When managing servers with Chef, sometimes it’s useful to trigger a run “right now.” One of our use cases was triggering a Chef deployment of an updated application as part of a continuous integration job, prior to running acceptance tests. One of the most common ways to trigger a run is `sudo chef-client`. You may also have stumbled upon the option of sending a USR1 signal to the chef daemon process (`sudo killall -USR1 chef-client`). Depending on your configuration, the `sudo killall -USR1 chef-client` approach may not trigger the run immediately, as it uses the configured “splay” to wait a random number of seconds before running. Both of these approaches require root privileges, which may be problematic in automation scenarios.
So, how do we get the right permissions to trigger a Chef run? For the purposes of this post, I’m going to assume you are on a Unix-like operating system (in my case, Ubuntu Linux), want to trigger the run from a remote server via SSH, and don’t want/need root access for other reasons. There are several options, each with their own drawbacks.
One approach is to connect directly, as the root user. This involves the use of either username/password or public key authentication, both of which require spreading around credentials that have wide access to the server.
Another option is to connect as a user with sudo rights, which means you just need to deal with sudo requiring password entry. A bad way to deal with this is to execute sudo with the “-S” option to accept the password on STDIN, passing in the password via echo or a similar command. The password ends up being stored in multiple locations, and may end up in logs as well. A better approach is to configure sudo to allow chef-client to be run without requiring password entry. In my opinion, this is a reasonable approach. However, you still end up with a user that has more permissions than truly needed (sudo access). This approach also allows the user to perform other non-default Chef operations by specifying additional arguments to chef-client, which may not be desirable. To prevent such misuse, sudo could be configured to allow passwordless execution of a shell script that calls chef-client with the specified arguments, rather than chef-client itself.

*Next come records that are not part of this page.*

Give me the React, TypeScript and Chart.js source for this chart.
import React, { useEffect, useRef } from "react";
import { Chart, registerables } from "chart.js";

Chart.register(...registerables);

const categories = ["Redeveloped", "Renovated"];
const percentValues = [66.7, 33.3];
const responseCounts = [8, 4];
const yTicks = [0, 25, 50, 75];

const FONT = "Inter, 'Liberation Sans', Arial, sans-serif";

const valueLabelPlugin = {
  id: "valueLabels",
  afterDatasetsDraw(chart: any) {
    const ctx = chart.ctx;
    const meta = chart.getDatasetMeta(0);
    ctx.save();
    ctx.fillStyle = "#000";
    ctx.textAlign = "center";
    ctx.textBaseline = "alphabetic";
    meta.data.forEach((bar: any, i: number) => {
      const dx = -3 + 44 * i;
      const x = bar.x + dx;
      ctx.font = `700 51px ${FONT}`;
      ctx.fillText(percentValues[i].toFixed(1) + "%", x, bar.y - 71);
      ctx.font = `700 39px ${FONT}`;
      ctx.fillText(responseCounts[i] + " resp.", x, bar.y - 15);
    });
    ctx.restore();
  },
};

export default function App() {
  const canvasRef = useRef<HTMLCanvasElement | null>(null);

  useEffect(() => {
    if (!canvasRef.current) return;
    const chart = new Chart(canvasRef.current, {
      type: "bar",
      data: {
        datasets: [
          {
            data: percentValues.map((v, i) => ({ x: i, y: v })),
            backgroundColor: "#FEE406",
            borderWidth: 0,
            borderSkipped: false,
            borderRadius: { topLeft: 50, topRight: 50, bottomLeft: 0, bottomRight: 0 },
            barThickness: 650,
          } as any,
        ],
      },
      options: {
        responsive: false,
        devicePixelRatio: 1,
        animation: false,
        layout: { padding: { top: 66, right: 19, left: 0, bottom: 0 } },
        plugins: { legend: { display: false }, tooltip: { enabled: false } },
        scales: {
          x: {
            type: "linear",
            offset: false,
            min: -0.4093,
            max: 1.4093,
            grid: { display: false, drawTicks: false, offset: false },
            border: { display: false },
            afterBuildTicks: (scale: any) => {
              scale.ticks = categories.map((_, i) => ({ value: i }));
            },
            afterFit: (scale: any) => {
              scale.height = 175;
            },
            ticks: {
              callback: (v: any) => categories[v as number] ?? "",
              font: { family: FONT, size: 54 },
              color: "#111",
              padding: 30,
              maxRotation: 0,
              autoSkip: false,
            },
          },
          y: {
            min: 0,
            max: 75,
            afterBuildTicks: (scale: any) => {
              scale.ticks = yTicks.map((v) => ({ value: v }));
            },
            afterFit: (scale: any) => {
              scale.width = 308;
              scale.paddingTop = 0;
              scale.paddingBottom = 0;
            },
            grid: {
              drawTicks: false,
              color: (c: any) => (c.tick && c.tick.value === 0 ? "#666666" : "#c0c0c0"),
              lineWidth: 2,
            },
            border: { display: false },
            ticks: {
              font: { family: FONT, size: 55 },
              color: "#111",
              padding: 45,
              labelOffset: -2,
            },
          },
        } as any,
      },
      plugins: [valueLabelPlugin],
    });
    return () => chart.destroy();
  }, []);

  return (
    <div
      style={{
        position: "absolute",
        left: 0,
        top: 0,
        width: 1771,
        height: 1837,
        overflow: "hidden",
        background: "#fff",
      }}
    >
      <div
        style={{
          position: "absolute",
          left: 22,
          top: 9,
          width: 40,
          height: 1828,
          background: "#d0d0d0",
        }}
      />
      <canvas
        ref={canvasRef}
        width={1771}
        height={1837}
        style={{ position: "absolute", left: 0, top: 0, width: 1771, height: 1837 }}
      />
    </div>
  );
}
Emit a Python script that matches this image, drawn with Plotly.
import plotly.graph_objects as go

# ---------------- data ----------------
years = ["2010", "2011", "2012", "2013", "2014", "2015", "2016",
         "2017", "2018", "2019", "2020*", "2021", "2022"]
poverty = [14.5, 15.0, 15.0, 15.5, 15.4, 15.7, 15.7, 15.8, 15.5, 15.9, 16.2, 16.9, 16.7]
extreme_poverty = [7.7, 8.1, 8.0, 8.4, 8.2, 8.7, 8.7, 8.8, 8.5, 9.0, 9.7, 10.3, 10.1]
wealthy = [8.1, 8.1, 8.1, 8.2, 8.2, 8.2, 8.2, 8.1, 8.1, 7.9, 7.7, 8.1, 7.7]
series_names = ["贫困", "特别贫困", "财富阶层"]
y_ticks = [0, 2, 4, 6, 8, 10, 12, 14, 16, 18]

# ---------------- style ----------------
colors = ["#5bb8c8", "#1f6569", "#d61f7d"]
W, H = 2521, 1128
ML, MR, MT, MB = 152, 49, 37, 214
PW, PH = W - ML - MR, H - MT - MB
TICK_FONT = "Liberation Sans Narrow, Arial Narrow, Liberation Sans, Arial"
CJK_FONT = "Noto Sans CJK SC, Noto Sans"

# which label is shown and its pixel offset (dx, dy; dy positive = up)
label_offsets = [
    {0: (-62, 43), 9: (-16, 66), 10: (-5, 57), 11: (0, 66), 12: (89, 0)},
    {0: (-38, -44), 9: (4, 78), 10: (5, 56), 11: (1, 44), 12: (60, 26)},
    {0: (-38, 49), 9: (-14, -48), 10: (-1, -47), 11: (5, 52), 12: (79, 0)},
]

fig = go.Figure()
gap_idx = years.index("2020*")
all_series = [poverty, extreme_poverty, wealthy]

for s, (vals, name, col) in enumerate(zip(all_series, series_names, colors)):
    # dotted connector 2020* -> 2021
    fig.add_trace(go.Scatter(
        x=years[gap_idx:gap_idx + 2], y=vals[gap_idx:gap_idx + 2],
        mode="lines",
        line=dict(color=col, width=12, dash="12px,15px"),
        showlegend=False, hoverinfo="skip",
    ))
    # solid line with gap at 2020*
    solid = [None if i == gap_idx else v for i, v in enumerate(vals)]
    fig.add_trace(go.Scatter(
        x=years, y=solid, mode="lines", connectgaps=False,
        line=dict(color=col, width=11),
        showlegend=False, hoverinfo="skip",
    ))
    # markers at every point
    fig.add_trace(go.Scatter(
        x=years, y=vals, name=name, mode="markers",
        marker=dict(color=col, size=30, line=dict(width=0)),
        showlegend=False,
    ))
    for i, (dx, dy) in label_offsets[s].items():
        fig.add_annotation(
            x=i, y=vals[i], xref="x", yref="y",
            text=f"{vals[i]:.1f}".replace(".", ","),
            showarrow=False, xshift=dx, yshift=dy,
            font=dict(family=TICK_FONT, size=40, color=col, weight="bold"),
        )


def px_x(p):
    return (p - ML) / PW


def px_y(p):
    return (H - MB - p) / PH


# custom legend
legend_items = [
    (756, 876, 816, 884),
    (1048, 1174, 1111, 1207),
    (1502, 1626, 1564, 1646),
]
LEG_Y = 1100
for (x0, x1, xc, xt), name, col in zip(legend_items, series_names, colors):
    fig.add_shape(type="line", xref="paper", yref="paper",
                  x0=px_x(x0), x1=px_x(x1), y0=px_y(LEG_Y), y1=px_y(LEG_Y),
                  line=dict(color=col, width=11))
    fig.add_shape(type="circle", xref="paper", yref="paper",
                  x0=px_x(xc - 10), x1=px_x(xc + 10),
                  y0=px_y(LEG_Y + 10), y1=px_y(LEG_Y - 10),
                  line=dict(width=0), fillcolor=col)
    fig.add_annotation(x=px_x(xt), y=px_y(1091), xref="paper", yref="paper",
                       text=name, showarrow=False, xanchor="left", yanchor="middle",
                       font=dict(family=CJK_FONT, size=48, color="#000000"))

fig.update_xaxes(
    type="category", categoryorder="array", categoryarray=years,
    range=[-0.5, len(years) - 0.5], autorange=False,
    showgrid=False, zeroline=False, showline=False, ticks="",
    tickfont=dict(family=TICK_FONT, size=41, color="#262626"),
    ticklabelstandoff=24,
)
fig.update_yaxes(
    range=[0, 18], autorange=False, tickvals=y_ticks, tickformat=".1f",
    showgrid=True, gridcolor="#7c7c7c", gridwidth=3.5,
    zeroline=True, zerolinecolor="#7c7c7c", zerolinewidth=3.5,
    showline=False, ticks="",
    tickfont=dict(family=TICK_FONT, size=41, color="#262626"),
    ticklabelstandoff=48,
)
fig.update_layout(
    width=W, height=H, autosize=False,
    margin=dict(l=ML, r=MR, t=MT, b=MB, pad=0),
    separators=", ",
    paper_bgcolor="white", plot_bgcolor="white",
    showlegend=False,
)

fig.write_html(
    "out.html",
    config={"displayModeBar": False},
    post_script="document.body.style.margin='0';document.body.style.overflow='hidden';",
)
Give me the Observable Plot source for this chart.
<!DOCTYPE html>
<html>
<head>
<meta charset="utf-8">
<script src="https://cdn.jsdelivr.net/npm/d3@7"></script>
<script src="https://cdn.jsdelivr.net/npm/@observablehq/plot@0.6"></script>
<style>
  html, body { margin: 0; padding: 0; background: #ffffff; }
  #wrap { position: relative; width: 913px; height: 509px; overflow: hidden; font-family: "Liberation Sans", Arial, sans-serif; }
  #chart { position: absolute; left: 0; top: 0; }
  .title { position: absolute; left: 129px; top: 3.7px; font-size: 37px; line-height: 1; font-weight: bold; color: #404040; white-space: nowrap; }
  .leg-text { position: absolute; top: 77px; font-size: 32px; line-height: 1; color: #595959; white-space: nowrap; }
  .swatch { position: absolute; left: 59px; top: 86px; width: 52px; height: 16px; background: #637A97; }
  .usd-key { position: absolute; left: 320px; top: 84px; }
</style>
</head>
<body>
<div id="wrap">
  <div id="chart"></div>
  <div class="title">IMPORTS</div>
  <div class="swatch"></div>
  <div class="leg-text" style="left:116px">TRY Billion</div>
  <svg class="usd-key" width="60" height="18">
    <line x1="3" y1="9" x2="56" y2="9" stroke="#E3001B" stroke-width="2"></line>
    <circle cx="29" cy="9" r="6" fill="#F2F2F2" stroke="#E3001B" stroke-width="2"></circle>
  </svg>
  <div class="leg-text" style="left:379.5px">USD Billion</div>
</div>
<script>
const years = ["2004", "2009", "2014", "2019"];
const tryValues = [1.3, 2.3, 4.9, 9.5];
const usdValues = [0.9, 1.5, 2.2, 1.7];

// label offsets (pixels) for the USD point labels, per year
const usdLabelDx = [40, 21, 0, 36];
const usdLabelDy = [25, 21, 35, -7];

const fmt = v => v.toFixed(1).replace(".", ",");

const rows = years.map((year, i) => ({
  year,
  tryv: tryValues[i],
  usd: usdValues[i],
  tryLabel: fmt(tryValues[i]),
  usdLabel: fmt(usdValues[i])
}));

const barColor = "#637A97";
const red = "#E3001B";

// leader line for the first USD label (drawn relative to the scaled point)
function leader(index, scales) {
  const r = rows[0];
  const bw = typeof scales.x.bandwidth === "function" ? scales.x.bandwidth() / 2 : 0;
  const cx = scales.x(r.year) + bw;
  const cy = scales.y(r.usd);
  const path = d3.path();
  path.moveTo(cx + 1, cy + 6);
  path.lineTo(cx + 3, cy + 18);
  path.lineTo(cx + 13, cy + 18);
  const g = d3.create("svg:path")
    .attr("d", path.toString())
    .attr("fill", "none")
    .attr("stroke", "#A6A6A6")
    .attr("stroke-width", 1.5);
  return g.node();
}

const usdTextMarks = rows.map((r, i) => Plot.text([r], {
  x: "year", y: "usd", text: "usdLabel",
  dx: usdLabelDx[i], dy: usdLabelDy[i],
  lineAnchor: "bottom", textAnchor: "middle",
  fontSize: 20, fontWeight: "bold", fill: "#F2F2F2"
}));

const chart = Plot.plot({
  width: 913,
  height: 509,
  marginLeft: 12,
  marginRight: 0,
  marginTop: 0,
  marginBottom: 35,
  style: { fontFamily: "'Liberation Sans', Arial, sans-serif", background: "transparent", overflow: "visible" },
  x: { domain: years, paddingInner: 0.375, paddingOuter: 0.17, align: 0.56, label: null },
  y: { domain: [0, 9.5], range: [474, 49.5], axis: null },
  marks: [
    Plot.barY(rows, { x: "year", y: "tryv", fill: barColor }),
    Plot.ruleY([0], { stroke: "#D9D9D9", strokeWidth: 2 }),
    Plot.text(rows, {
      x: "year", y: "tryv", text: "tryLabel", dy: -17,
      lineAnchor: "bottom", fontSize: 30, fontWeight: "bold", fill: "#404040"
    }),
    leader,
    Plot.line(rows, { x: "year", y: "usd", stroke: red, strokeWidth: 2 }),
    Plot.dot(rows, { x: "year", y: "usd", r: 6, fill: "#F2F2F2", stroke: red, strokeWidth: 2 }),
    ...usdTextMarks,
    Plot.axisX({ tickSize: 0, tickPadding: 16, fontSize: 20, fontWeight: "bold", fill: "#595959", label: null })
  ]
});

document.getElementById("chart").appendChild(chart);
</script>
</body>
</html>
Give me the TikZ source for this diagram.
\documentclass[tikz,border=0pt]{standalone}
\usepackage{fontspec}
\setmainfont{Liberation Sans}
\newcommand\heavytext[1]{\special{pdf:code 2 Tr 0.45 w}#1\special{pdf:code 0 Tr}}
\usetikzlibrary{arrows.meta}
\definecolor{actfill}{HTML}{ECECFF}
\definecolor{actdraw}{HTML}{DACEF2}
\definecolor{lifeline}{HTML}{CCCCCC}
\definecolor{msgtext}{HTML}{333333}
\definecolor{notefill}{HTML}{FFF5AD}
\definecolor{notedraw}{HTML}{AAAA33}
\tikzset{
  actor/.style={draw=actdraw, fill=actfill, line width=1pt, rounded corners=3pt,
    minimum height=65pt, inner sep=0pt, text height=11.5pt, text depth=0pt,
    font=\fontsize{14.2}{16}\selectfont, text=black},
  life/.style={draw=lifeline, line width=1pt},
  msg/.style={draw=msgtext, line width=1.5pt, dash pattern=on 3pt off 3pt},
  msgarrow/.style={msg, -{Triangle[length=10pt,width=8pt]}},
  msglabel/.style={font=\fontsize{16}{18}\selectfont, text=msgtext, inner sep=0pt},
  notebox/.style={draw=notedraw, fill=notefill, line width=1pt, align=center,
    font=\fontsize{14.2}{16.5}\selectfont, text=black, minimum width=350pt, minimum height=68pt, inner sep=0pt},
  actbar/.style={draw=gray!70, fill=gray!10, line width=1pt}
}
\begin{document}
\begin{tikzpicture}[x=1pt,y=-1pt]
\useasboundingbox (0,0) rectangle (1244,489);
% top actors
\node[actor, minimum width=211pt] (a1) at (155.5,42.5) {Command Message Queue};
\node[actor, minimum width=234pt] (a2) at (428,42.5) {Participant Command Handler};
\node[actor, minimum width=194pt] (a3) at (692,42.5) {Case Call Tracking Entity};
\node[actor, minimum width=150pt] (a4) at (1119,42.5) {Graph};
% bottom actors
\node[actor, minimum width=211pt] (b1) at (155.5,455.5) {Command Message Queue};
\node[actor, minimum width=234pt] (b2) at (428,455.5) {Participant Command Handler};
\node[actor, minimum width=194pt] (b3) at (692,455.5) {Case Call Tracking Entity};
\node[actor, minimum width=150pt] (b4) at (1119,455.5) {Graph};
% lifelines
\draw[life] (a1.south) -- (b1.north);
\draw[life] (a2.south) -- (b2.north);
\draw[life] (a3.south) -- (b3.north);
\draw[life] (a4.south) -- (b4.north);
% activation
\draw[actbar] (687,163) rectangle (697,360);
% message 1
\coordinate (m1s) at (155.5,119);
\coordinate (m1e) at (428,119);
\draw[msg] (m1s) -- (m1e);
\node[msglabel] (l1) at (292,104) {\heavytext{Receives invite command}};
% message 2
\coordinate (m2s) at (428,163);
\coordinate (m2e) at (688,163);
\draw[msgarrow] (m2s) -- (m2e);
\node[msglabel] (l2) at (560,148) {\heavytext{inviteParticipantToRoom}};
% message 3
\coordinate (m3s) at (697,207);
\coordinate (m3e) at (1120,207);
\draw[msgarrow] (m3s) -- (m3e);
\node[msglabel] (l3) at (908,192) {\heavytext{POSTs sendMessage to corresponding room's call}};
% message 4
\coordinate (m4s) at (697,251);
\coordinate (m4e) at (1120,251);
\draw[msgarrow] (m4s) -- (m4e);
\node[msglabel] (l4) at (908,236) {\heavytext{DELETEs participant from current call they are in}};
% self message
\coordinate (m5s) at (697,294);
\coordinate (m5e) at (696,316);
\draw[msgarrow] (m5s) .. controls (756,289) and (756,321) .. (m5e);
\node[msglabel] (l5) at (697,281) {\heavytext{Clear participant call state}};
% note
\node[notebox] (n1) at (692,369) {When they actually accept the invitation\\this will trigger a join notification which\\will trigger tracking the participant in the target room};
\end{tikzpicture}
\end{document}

The approach I prefer is to use the “setuid” filesystem permission bit to specify that a given executable should be run as another user (in this case, the root user). With this approach, you can allow users without any special privileges (not root, non-sudoers) to trigger standard chef-client runs (chef-client without any options) without having to provide their password again after initial authentication. You still want to keep in mind that chef-client accepts other arguments, so you don’t want to use setuid directly on chef-client. You might consider writing a shell script to control the arguments used, but setuid doesn’t work on shell scripts. The general workaround is to create a tiny binary that does what you want, and use setuid on that.
And thus, chef-kick: the tiny binary that I use with setuid to allow execution of chef-client as root, but with only the `–once` command-line argument. I have it pre-compiled and packaged for Ubuntu, along with a cookbook to facilitate installation. When you want to trigger a Chef run, just call `chef-kick`. This also works nicely when called from `knife ssh`.